Infinite, automatic scaling for unlimited growth

24/7 asset access and availability is Kong’s new normal, alleviating its concerns about global customer demands and renewing its confidence in its ability to meet the needs of regulated industries. And as Kong expands, Cloudsmith’s fully-managed service, cloud-native architecture, and automatic provisioning means Kong can enjoy ongoing distribution speed and efficiency without any DevOps intervention.

Already, Kong has undergone a 66% increase to its network bandwidth with none of the DevOps effort typically required of on-premises solutions. Cloudsmith takes care of it all. As a high-growth company with a mission to enable the world’s software makers to become API-first, this operational support gives Kong scope to grow and distribute infinitely without ever compromising the customer experience or burdening DevOps.

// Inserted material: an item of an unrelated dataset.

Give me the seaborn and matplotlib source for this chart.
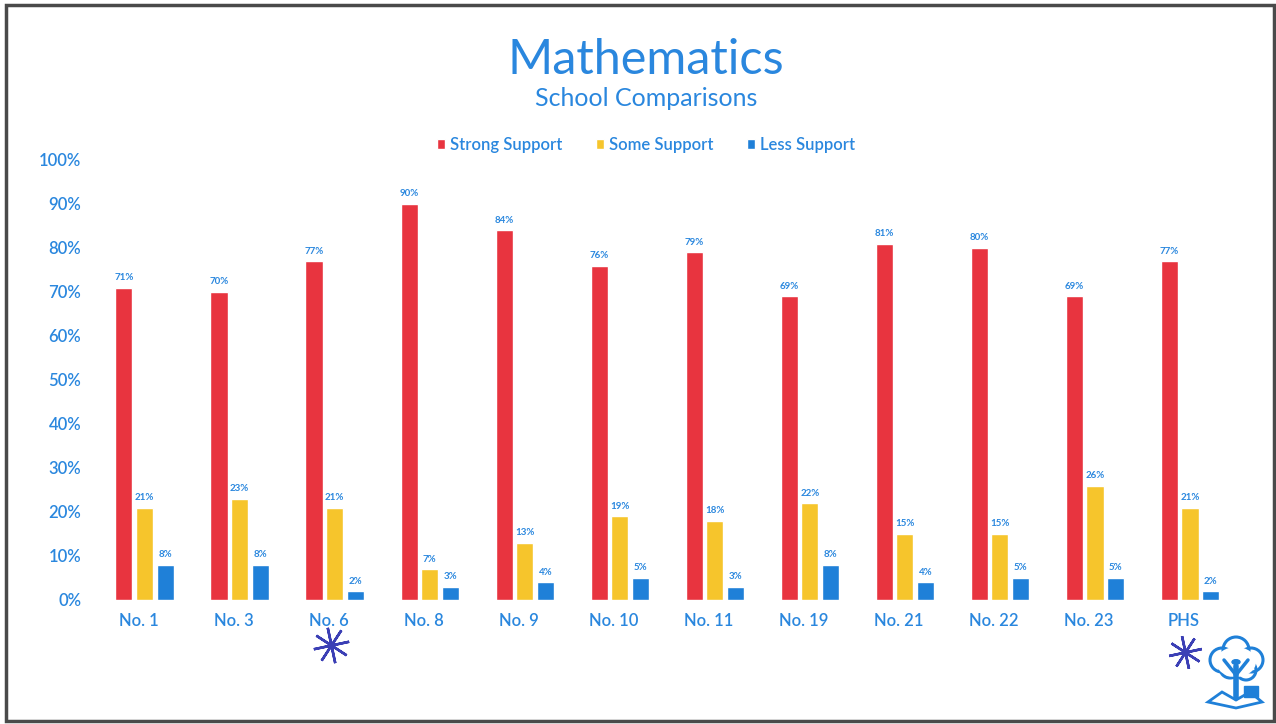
import matplotlib
matplotlib.use("Agg")
import matplotlib.pyplot as plt
import matplotlib.transforms as mtransforms
from matplotlib.patches import Rectangle, Circle, Ellipse, Polygon
from matplotlib.lines import Line2D
import seaborn as sns
import pandas as pd

schools = ["No. 1", "No. 3", "No. 6", "No. 8", "No. 9", "No. 10",
           "No. 11", "No. 19", "No. 21", "No. 22", "No. 23", "PHS"]
strong_support = [71, 70, 77, 90, 84, 76, 79, 69, 81, 80, 69, 77]
some_support = [21, 23, 21, 7, 13, 19, 18, 22, 15, 15, 26, 21]
less_support = [8, 8, 2, 3, 4, 5, 3, 8, 4, 5, 5, 2]
levels = ["Strong Support", "Some Support", "Less Support"]
y_ticks = [0, 10, 20, 30, 40, 50, 60, 70, 80, 90, 100]

RED = "#e8343f"
YELLOW = "#f6c52c"
BLUE = "#1f80d8"
TEXT_BLUE = "#2a87de"
INK = "#3b3fb5"

sns.set_theme(style="white")
plt.rcParams["font.family"] = ["Lato", "DejaVu Sans"]

df = pd.DataFrame({
    "school": schools * 3,
    "level": [levels[0]] * 12 + [levels[1]] * 12 + [levels[2]] * 12,
    "value": strong_support + some_support + less_support,
})

fig = plt.figure(figsize=(12.76, 7.24), dpi=100)
fig.patch.set_facecolor("white")
ax = fig.add_axes([95 / 1276, (724 - 600) / 724, 1145 / 1276, 440 / 724])

sns.barplot(data=df, x="school", y="value", hue="level", hue_order=levels,
            palette=[RED, YELLOW, BLUE], width=0.65, gap=0.17,
            saturation=1, ax=ax, legend=True)

for cont in ax.containers:
    vals = [p.get_height() for p in cont]
    ax.bar_label(cont, labels=[f"{v:.0f}%" for v in vals], padding=4,
                 fontsize=7, fontweight="bold", color=TEXT_BLUE, clip_on=False)

ax.set_xlim(-0.521, 11.526)
ax.set_ylim(0, 100)
ax.set_yticks(y_ticks)
ax.set_yticklabels([f"{t}%" for t in y_ticks])
ax.set_xlabel("")
ax.set_ylabel("")
ax.tick_params(axis="both", length=0, labelsize=12, labelcolor=TEXT_BLUE)
ax.tick_params(axis="y", pad=10)
ax.tick_params(axis="x", pad=9)
shift = mtransforms.ScaledTranslation(-6 / 100, 0, fig.dpi_scale_trans)
for lab in ax.get_xticklabels():
    lab.set_transform(lab.get_transform() + shift)
for lab in ax.get_xticklabels() + ax.get_yticklabels():
    lab.set_fontweight("semibold")
for s in ax.spines.values():
    s.set_visible(False)
ax.grid(False)

handles, labels = ax.get_legend_handles_labels()
ax.legend_.remove()
leg = fig.legend(handles, labels, loc="center", bbox_to_anchor=(646 / 1276, 1 - 145 / 724),
                 ncol=3, frameon=False, fontsize=12, handlelength=0.5, handleheight=0.5,
                 handletextpad=0.3, columnspacing=2.0)
for t in leg.get_texts():
    t.set_color(TEXT_BLUE)
    t.set_fontweight("semibold")

fig.text(646 / 1276, 1 - 60 / 724, "Mathematics", ha="center", va="center",
         fontsize=35, color=TEXT_BLUE)
fig.text(646 / 1276, 1 - 99 / 724, "School Comparisons", ha="center", va="center",
         fontsize=18, color=TEXT_BLUE)

# page frame
fig.add_artist(Rectangle((6 / 1276, 3 / 724), 1268 / 1276, 716 / 724,
                         transform=fig.transFigure, fill=False,
                         edgecolor="#4a4a4a", linewidth=2.5))

# hand-drawn asterisks
for (px, py, ms) in [(331, 645, 26), (1185, 652, 24)]:
    fig.add_artist(Line2D([px / 1276], [1 - py / 724], transform=fig.transFigure,
                          marker=(8, 2, 12), markersize=ms, markeredgewidth=1.8,
                          color=INK, linestyle="none"))

# small tree-and-reader emblem
tf = fig.transFigure
def fx(x):
    return x / 1276
def fy(y):
    return 1 - y / 724
for (cx, cy, r) in [(1222, 660, 12), (1236, 650, 13), (1251, 660, 12), (1230, 668, 10), (1246, 670, 10)]:
    fig.add_artist(Ellipse((fx(cx), fy(cy)), 2 * r / 1276, 2 * r / 724, transform=tf,
                           fill=False, edgecolor=BLUE, linewidth=2.2))
fig.add_artist(Ellipse((fx(1236), fy(662)), 40 / 1276, 30 / 724, transform=tf,
                       facecolor="white", edgecolor="none"))
fig.add_artist(Circle((fx(1236), fy(662)), 4 / 1276, transform=tf, color=BLUE))
fig.add_artist(Line2D([fx(1236), fx(1236)], [fy(666), fy(698)], transform=tf,
                      color=BLUE, linewidth=4))
fig.add_artist(Line2D([fx(1224), fx(1236), fx(1248)], [fy(660), fy(675), fy(660)],
                      transform=tf, color=BLUE, linewidth=2.5))
fig.add_artist(Polygon([(fx(1208), fy(702)), (fx(1222), fy(692)), (fx(1236), fy(700)),
                        (fx(1250), fy(692)), (fx(1262), fy(702)), (fx(1236), fy(708))],
                       closed=True, transform=tf, fill=False, edgecolor=BLUE, linewidth=2))
fig.add_artist(Rectangle((fx(1244), fy(697)), 14 / 1276, 11 / 724, transform=tf,
                         facecolor=BLUE, edgecolor=BLUE))

fig.savefig("out.png", dpi=100, facecolor="white")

Overall, Saju says Cloudsmith has exceeded Kong's expectations, delivering the unparalleled performance, reliability, and convenience that is integral to its continued success.

“Cloudsmith is key to our CI/CD and DevOps stack now,” he says. “It should be a tool in the DevOps toolkit for everyone. When you think about the amount of energy and time and money that companies spend solving the software distribution problem in-house, I don't think that can be properly justified, anymore, when Cloudsmith exists.

“The fact that they have engineers being their champions,” he continues, “the fact that our engineers chose to move off a technology that they had personally invested in and built in order to go to Cloudsmith…the fact that eight months in we still have not needed to file a support case…that’s like black magic, and those are very good reasons why large companies should be looking at Cloudsmith.”